4 июня рано утром проехали Ставрополь — первый город Кавказской губернии. Город был красив. Он стоял на горе. На вершине виднелась крепость с каменными строениями. Ниже тянулись улицы. Белые дома утопали в зелени. У подножия горы протекала река со странным именем — Ташлы.
За небольшим городком Александровском начались «военные предосторожности», появились домики, где стояли казачьи пикеты. На Кавказе шла война с горцами. Ехать ночью запрещалось.

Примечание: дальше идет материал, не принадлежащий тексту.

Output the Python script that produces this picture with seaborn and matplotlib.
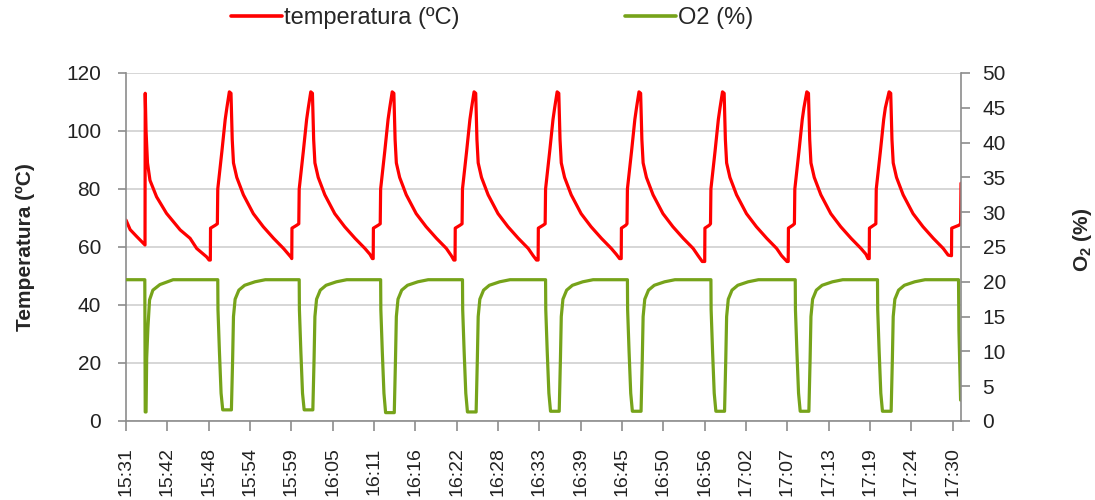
import matplotlib
matplotlib.use("Agg")
import matplotlib.pyplot as plt
from matplotlib.lines import Line2D
import seaborn as sns
import pandas as pd

# ---------------- data (x = sample index, 10 samples per tick label) ----------------
tick_labels = ["15:31", "15:42", "15:48", "15:54", "15:59", "16:05", "16:11", "16:16",
               "16:22", "16:28", "16:33", "16:39", "16:45", "16:50", "16:56", "17:02",
               "17:07", "17:13", "17:19", "17:24", "17:30"]
tick_pos = [0, 10, 20, 30, 40, 50, 60, 70, 80, 90, 100, 110, 120, 130, 140, 150,
            160, 170, 180, 190, 200]

temp_x = [
    0, 1.0, 2.6, 4.2, 4.6, 4.65, 4.85, 5.2, 5.8, 7.4, 9.8, 13.1, 15.5, 17.1, 19.5, 20.1,
    20.4, 20.45, 21.6, 22.1, 22.2, 23.2, 24.0, 24.4, 25.0, 25.4, 25.7, 26.0, 26.8, 28.4, 30.8, 33.2, 35.7, 38.1, 39.3, 39.9,
    40.1, 40.15, 41.3, 41.8, 41.9, 42.9, 43.7, 44.1, 44.7, 45.1, 45.4, 45.7, 46.5, 48.1, 50.5, 52.9, 55.4, 57.8, 59.0, 59.6,
    59.8, 59.85, 61.0, 61.5, 61.6, 62.6, 63.4, 63.8, 64.4, 64.8, 65.1, 65.4, 66.2, 67.8, 70.2, 72.6, 75.1, 77.5, 78.7, 79.3,
    79.6, 79.65, 80.8, 81.3, 81.4, 82.4, 83.2, 83.6, 84.2, 84.6, 84.9, 85.2, 86.0, 87.6, 90.0, 92.4, 94.9, 97.3, 98.5, 99.3,
    99.7, 99.75, 100.9, 101.4, 101.5, 102.5, 103.3, 103.7, 104.3, 104.7, 105.0, 105.3, 106.1, 107.7, 110.1, 112.5, 115.0, 117.4, 118.6, 119.4,
    119.8, 119.85, 120.9, 121.2, 121.3, 122.3, 123.1, 123.5, 124.1, 124.5, 124.8, 125.1, 125.9, 127.5, 129.9, 132.3, 134.8, 137.2, 138.4, 139.4,
    140.0, 140.05, 141.1, 141.4, 141.5, 142.5, 143.3, 143.7, 144.3, 144.7, 145.0, 145.3, 146.1, 147.7, 150.1, 152.5, 155.0, 157.4, 158.6, 159.9,
    160.2, 160.25, 161.3, 161.7, 161.8, 162.8, 163.6, 164.0, 164.7, 165.1, 165.4, 165.7, 166.5, 168.1, 170.5, 172.9, 175.4, 177.8, 179.0, 179.5,
    179.8, 179.85, 180.9, 181.4, 181.5, 182.5, 183.3, 183.7, 184.6, 185.0, 185.3, 185.6, 186.4, 188.0, 190.4, 192.8, 195.3, 197.7, 198.9, 199.7,
    199.75, 201.5, 201.9, 202.0,
]
temp_y = [
    69.3, 66, 63.6, 61.3, 60.7, 113, 100, 89, 83, 77.3, 71.6, 65.9, 63, 59.5, 56.6, 55.5,
    55.5, 66.5, 67.5, 68, 80, 93, 104, 108, 113.5, 113, 97, 89, 84, 78, 71.5, 67, 63, 59.5, 57.5, 56.5,
    56, 66.5, 67.5, 68, 80, 93, 104, 108, 113.5, 113, 97, 89, 84, 78, 71.5, 67, 63, 59.5, 57.5, 56,
    56, 66.5, 67.5, 68, 80, 93, 104, 108, 113.5, 113, 97, 89, 84, 78, 71.5, 67, 63, 59.5, 57, 55.5,
    55.5, 66.5, 67.5, 68, 80, 93, 104, 108, 113.5, 113, 97, 89, 84, 78, 71.5, 67, 63, 59.5, 57, 55.5,
    55.5, 66.5, 67.5, 68, 80, 93, 104, 108, 113.5, 113, 97, 89, 84, 78, 71.5, 67, 63, 59.5, 57.5, 56,
    56, 66.5, 67.5, 68, 80, 93, 104, 108, 113.5, 113, 97, 89, 84, 78, 71.5, 67, 63, 59.5, 57, 55,
    55, 66.5, 67.5, 68, 80, 93, 104, 108, 113.5, 113, 97, 89, 84, 78, 71.5, 67, 63, 59.5, 57, 55,
    55, 66.5, 67.5, 68, 80, 93, 104, 108, 113.5, 113, 97, 89, 84, 78, 71.5, 67, 63, 59.5, 57.5, 56,
    56, 66.5, 67.5, 68, 80, 93, 104, 108, 113.5, 113, 97, 89, 84, 78, 71.5, 67, 63, 59.5, 57.2, 57,
    66.5, 67.5, 68, 82,
]

o2_x = [
    0, 4.55, 4.65, 4.85, 5.0, 5.3, 5.7, 6.5, 8.2, 11.4,
    22.2, 22.25, 22.6, 23.0, 23.4, 25.5, 25.8, 26.0, 26.4, 27.3, 28.7, 31.2, 33.7,
    41.9, 41.95, 42.3, 42.7, 43.1, 45.2, 45.5, 45.7, 46.1, 47.0, 48.4, 50.9, 53.4,
    61.6, 61.65, 62.0, 62.4, 62.8, 64.9, 65.2, 65.4, 65.8, 66.7, 68.1, 70.6, 73.1,
    81.4, 81.45, 81.8, 82.2, 82.6, 84.7, 85.0, 85.2, 85.6, 86.5, 87.9, 90.4, 92.9,
    101.5, 101.55, 101.9, 102.3, 102.7, 104.8, 105.1, 105.3, 105.7, 106.6, 108.0, 110.5, 113.0,
    121.3, 121.35, 121.7, 122.1, 122.5, 124.6, 124.9, 125.1, 125.5, 126.4, 127.8, 130.3, 132.8,
    141.5, 141.55, 141.9, 142.3, 142.7, 144.8, 145.1, 145.3, 145.7, 146.6, 148.0, 150.5, 153.0,
    161.9, 161.95, 162.3, 162.7, 163.1, 165.2, 165.5, 165.7, 166.1, 167.0, 168.4, 170.9, 173.4,
    181.8, 181.85, 182.2, 182.6, 183.0, 185.1, 185.4, 185.6, 186.0, 186.9, 188.3, 190.8, 193.3,
    201.4, 201.5, 201.9,
]
o2_y = [
    20.3, 20.3, 1.3, 1.3, 9, 13.4, 17.4, 18.8, 19.6, 20.3,
    20.3, 16, 10, 4, 1.6, 1.6, 9, 15, 17.5, 18.8, 19.5, 20.0, 20.3,
    20.3, 16, 10, 4, 1.6, 1.6, 9, 15, 17.5, 18.8, 19.5, 20.0, 20.3,
    20.3, 16, 10, 4, 1.2, 1.2, 9, 15, 17.5, 18.8, 19.5, 20.0, 20.3,
    20.3, 16, 10, 4, 1.3, 1.3, 9, 15, 17.5, 18.8, 19.5, 20.0, 20.3,
    20.3, 16, 10, 4, 1.4, 1.4, 9, 15, 17.5, 18.8, 19.5, 20.0, 20.3,
    20.3, 16, 10, 4, 1.4, 1.4, 9, 15, 17.5, 18.8, 19.5, 20.0, 20.3,
    20.3, 16, 10, 4, 1.4, 1.4, 9, 15, 17.5, 18.8, 19.5, 20.0, 20.3,
    20.3, 16, 10, 4, 1.4, 1.4, 9, 15, 17.5, 18.8, 19.5, 20.0, 20.3,
    20.3, 16, 10, 4, 1.4, 1.4, 9, 15, 17.5, 18.8, 19.5, 20.0, 20.3,
    20.3, 13, 3,
]

temp_df = pd.DataFrame({"x": temp_x, "temperatura": temp_y})
o2_df = pd.DataFrame({"x": o2_x, "o2": o2_y})

# ---------------- style ----------------
sns.set_style("white")
plt.rcParams["font.family"] = ["Liberation Sans", "DejaVu Sans"]
plt.rcParams["mathtext.fontset"] = "custom"
plt.rcParams["mathtext.rm"] = "Liberation Sans"
plt.rcParams["mathtext.bf"] = "Liberation Sans:bold"

RED = "#FF0000"
GREEN = "#76A31A"
AXC = "#8C8C8C"
TXT = "#222222"

fig = plt.figure(figsize=(10.95, 5.0), dpi=100)
ax = fig.add_axes([126 / 1095, 1 - 421 / 500, (961 - 126) / 1095, (421 - 73) / 500])
ax2 = ax.twinx()

sns.lineplot(data=o2_df, x="x", y="o2", ax=ax2, color=GREEN, linewidth=2.3,
             sort=False, estimator=None, legend=False)
sns.lineplot(data=temp_df, x="x", y="temperatura", ax=ax, color=RED, linewidth=2.3,
             sort=False, estimator=None, legend=False)

ax.set_xlim(0, 202)
ax.set_ylim(0, 120)
ax2.set_ylim(0, 50)
ax.set_yticks(range(0, 121, 20))
ax2.set_yticks(range(0, 51, 5))
ax.set_xticks(tick_pos)
ax.set_xticklabels(tick_labels, rotation=90)

ax.grid(axis="y", color="#CFCFCF", linewidth=1.2)
ax.grid(axis="x", visible=False)
ax2.grid(False)
ax.set_axisbelow(True)

for a in (ax, ax2):
    a.spines["top"].set_visible(False)
    for s in ("left", "right", "bottom"):
        a.spines[s].set_color(AXC)
        a.spines[s].set_linewidth(1.2)
ax.spines["right"].set_visible(False)
ax2.spines["left"].set_visible(False)
ax2.spines["bottom"].set_visible(False)

ax.tick_params(axis="y", direction="out", length=6, width=1.2, color=AXC,
               labelsize=15, pad=12, left=True, labelcolor=TXT)
ax.tick_params(axis="x", direction="out", length=7, width=1.2, color=AXC,
               labelsize=14, pad=12, bottom=True, labelcolor=TXT)
ax2.tick_params(axis="y", direction="out", length=6.5, width=1.2, color=AXC,
                labelsize=15, pad=9, right=True, labelcolor=TXT)

ax.set_xlabel("")
ax.set_ylabel("Temperatura (ºC)", fontsize=15, fontweight="bold")
ax.yaxis.label.set_va("center")
ax.yaxis.set_label_coords((25 - 126) / 835, 0.5)
ax2.set_ylabel(r"O$_\mathbf{2}$ (%)", fontsize=15, fontweight="bold")
ax2.yaxis.label.set_va("center")
ax2.yaxis.label.set_rotation(90)
ax2.yaxis.set_label_coords((1082 - 126) / 835, 0.52)

handles = [Line2D([], [], color=RED, linewidth=2.6),
           Line2D([], [], color=GREEN, linewidth=2.6)]
fig.legend(handles, ["temperatura (ºC)", "O2 (%)"], loc="center",
           bbox_to_anchor=(492 / 1095, 1 - 18 / 500), ncol=2, frameon=False,
           fontsize=17, handlelength=2.15, handletextpad=0.1, columnspacing=7.0)

fig.savefig("out.png", dpi=100)
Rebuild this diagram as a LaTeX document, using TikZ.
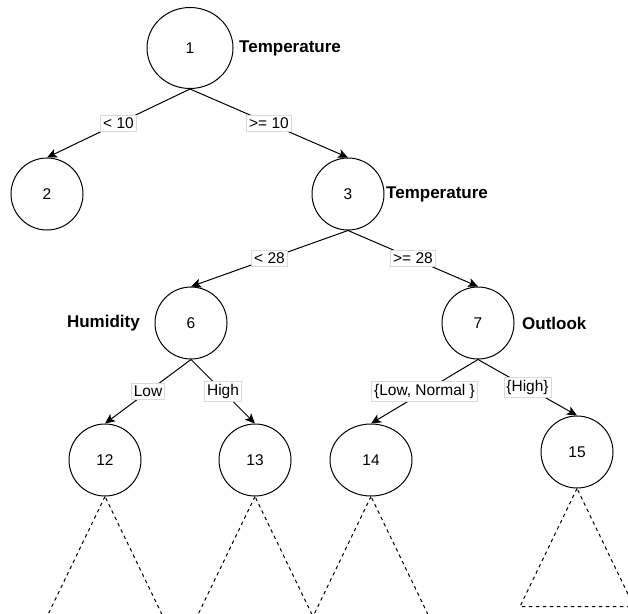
\documentclass[tikz,border=0pt]{standalone}
\usepackage{fontspec}
\setmainfont{Liberation Sans}
\usetikzlibrary{arrows.meta,shapes.geometric}
\tikzset{
  treenode/.style={draw,ellipse,line width=1pt,minimum width=72pt,minimum height=72pt,inner sep=0pt,font=\fontsize{15.5}{18}\selectfont},
  attr/.style={inner sep=0pt,font=\fontsize{17}{20}\selectfont\bfseries},
  branch/.style={line width=1pt,-{Stealth[length=10pt,width=9pt,inset=2.5pt]}},
  cond/.style={fill=white,draw=black!15,line width=0.6pt,inner xsep=2.5pt,inner ysep=2.5pt,font=\fontsize{15.5}{18}\selectfont},
  subtree/.style={line width=1pt,dash pattern=on 3.5pt off 3.5pt}
}
\begin{document}
\begin{tikzpicture}[x=1pt,y=-1pt]
  \clip (0,0) rectangle (628,613);
  % nodes
  \node[treenode,minimum width=86pt,minimum height=81pt] (n1) at (190,48) {1};
  \node[treenode] (n2) at (47,194) {2};
  \node[treenode] (n3) at (348,194) {3};
  \node[treenode] (n6) at (191,323) {6};
  \node[treenode] (n7) at (478,323) {7};
  \node[treenode] (n12) at (105,460) {12};
  \node[treenode] (n13) at (255,460) {13};
  \node[treenode,minimum width=82pt] (n14) at (371,460) {14};
  \node[treenode] (n15) at (577,452) {15};
  % split attributes
  \node[attr,anchor=west] (a1) at (239,48) {Temperature};
  \node[attr,anchor=west] (a3) at (386,194) {Temperature};
  \node[attr,anchor=east] (a6) at (140,323) {Humidity};
  \node[attr,anchor=west] (a7) at (522,323) {Outlook};
  % branches
  \draw[branch] (n1.south) -- node[cond] {< 10} (n2.north);
  \draw[branch] (n1.south) -- node[cond] {>= 10} (n3.north);
  \draw[branch] (n3.south) -- node[cond] {< 28} (n6.north);
  \draw[branch] (n3.south) -- node[cond] {>= 28} (n7.north);
  \draw[branch] (n6.south) -- node[cond] {Low} (n12.north);
  \draw[branch] (n6.south) -- node[cond] {High} (n13.north);
  \draw[branch] (n7.south) -- node[cond] {\{Low, Normal \}} (n14.north);
  \draw[branch] (n7.south) -- node[cond] {\{High\}} (n15.north);
  % subtrees
  \foreach \leaf in {n12,n13,n14,n15}
    \draw[subtree] (\leaf.south) -- ++(-57,118) -- ++(114,0) -- cycle;
\end{tikzpicture}
\end{document}
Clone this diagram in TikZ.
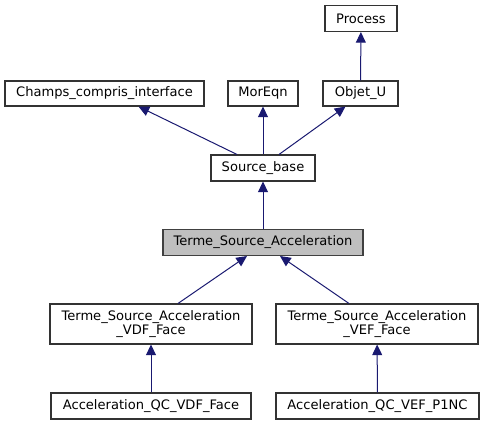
\documentclass[tikz,border=0pt]{standalone}
\usepackage{fontspec}
\setmainfont{DejaVu Sans}
\usetikzlibrary{arrows.meta,calc}
\begin{document}
\begin{tikzpicture}[x=0.75pt,y=-0.75pt,
  box/.style={draw=black!80,fill=white,line width=0.8pt,inner sep=0pt,font=\fontsize{9.8pt}{11pt}\selectfont,align=center},
  hl/.style={box,fill=black!25,draw=black!75},
  edge/.style={draw={rgb,255:red,25;green,25;blue,112},line width=0.75pt,-{Triangle[length=8pt,width=7.5pt]}}]
\useasboundingbox (0,0) rectangle (483,425);
\node[box,minimum width=72*0.75pt,minimum height=26*0.75pt] (proc) at (361,18.5) {Process};
\node[box,minimum width=199*0.75pt,minimum height=25*0.75pt] (champs) at (104.5,93.5) {Champs\_compris\_interface};
\node[box,minimum width=70*0.75pt,minimum height=25*0.75pt] (moreqn) at (263,93.5) {MorEqn};
\node[box,minimum width=75*0.75pt,minimum height=25*0.75pt] (objet) at (360.5,93.5) {Objet\_U};
\node[box,minimum width=104*0.75pt,minimum height=26*0.75pt] (sb) at (263,168) {Source\_base};
\node[hl,minimum width=200*0.75pt,minimum height=26*0.75pt] (tsa) at (263,242.5) {Terme\_Source\_Acceleration};
\node[box,minimum width=202*0.75pt,minimum height=40*0.75pt] (vdf) at (151,324) {Terme\_Source\_Acceleration\\\_VDF\_Face};
\node[box,minimum width=202*0.75pt,minimum height=40*0.75pt] (vef) at (377,324) {Terme\_Source\_Acceleration\\\_VEF\_Face};
\node[box,minimum width=200*0.75pt,minimum height=26*0.75pt] (qcvdf) at (151,406) {Acceleration\_QC\_VDF\_Face};
\node[box,minimum width=203*0.75pt,minimum height=26*0.75pt] (qcvef) at (377.5,406) {Acceleration\_QC\_VEF\_P1NC};
\draw[edge] (objet) -- (proc);
\draw[edge] ([xshift=-26*0.75pt]sb.north) -- ([xshift=34*0.75pt]champs.south);
\draw[edge] (sb) -- (moreqn);
\draw[edge] ([xshift=16*0.75pt]sb.north) -- ([xshift=-15*0.75pt]objet.south);
\draw[edge] (tsa) -- (sb);
\draw[edge] ([xshift=27*0.75pt]vdf.north) -- ([xshift=-16*0.75pt]tsa.south);
\draw[edge] ([xshift=-28*0.75pt]vef.north) -- ([xshift=17*0.75pt]tsa.south);
\draw[edge] (qcvdf) -- (vdf);
\draw[edge] (qcvef) -- (vef);
\end{tikzpicture}
\end{document}
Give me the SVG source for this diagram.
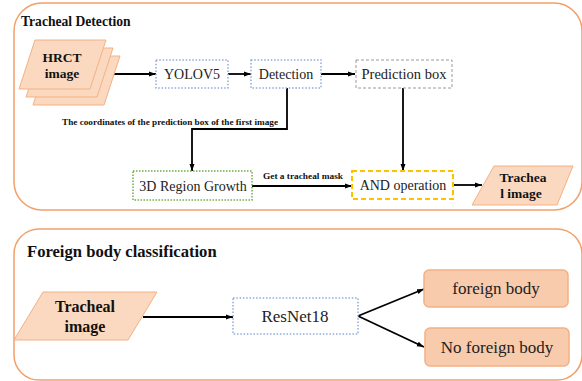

Добраться до следующего города — Георгиевска — помешала гроза. От хлынувших с неба потоков воды укрылись в ближайшем селении. В Георгиевск отправились на другой день. Чем ближе подъезжали, тем явственней вырисовывались на ясном небе зубчатые вершины Кавказских гор. И среди них — Эльбрус.
Губернский город Георгиевск был основан в конце XVIII века при слиянии двух рек — Кумы и Подкумка — как одна из крепостей укреплённой Кавказской линии. Знаменит он был тем, что здесь в 1783 году грузинский царь Ираклий II подписал договор — трактат, отдающий Грузию под покровительство России. Кроме крепости, где имелось несколько каменных строений — присутственные места, арсенал, гауптвахта, ряды лавок, — Георгиевск состоял из двух предместий и слободки. Он часто горел. Лет за десять до приезда сюда Раевских и Пушкина пожар уничтожил большую часть города, и теперь в нём насчитывалось всего три сотни домиков. Даже начальник губернии — грек Анастопуло, тоже погорелец, — жил с семейством в хатёнке. Город не восстанавливали, предполагая управление губернией перевести отсюда в Ставрополь. Но пока что Георгиевск был довольно оживлён, чему много способствовало большое число военных. По вечерам офицеры и местные чиновники с жёнами сходились в Благородном собрании.
В Георгиевске содержались аманаты — заложники, сыновья старшин непокорных горских племён. Худенькие, большеглазые, наголо обритые мальчики — от семи до пятнадцати лет — смотрели угрюмо и печально. Их пытались учить русской грамоте.
На улицах Георгиевска попадались горцы из ближайших аулов — в больших мохнатых шапках, с газырями на груди, кинжалом или саблей у пояса, в бурках, на резвых тонконогих конях.
Направляясь в Георгиевск, генерал Раевский послал вперёд кухню, и, приехав в дом начальника Кавказской укреплённой линии Сталя, нашли готовый обед. После обеда гуляли по городу.
Генерал Раевский вспомнил прошлое. Четверть века назад — тогда шла война с турками — он, молодой офицер, командовал Нижегородским драгунским полком, воевал здесь, на Кавказе. Стояли в Георгиевске. Здесь родился старший сын Александр. Хотелось отыскать дом, знакомые места. Но тщетно. Дом, видно, сгорел… «Ходил по городу, но не нашёл и следов моего жилища и места рождения брата твоего Александра», — с грустью писал генерал старшей дочери.
В Георгиевске переночевали. На десятый день после выезда из Екатеринослава достигли наконец Горячих вод.
Почти всю дорогу лихорадка не оставляла Пушкина. Приступы повторялись.
«На Дону мы обедали у атамана Денисова, — рассказывал доктор Рудыковский. — Пушкин меня не послушался, покушал бланманже и снова заболел.
— Доктор, помогите!
— Пушкин, слушайтесь!
— Буду, буду!
Опять микстура, опять пароксизмы и гримасы.
— Не ходите, не ездите без шинели.
— Жарко, мочи нет.
— Лучше жарко, чем лихорадка.
— Нет, лучше уж лихорадка.
Опять сильные пароксизмы.
— Доктор, я болен.
— Потому что упрямы, слушайтесь!
— Буду, буду!
И Пушкин выздоровел. В Горячеводск мы приехали все здоровы и веселы».
«Я лёг в коляску больной; через неделю вылечился», — вспоминал Пушкин.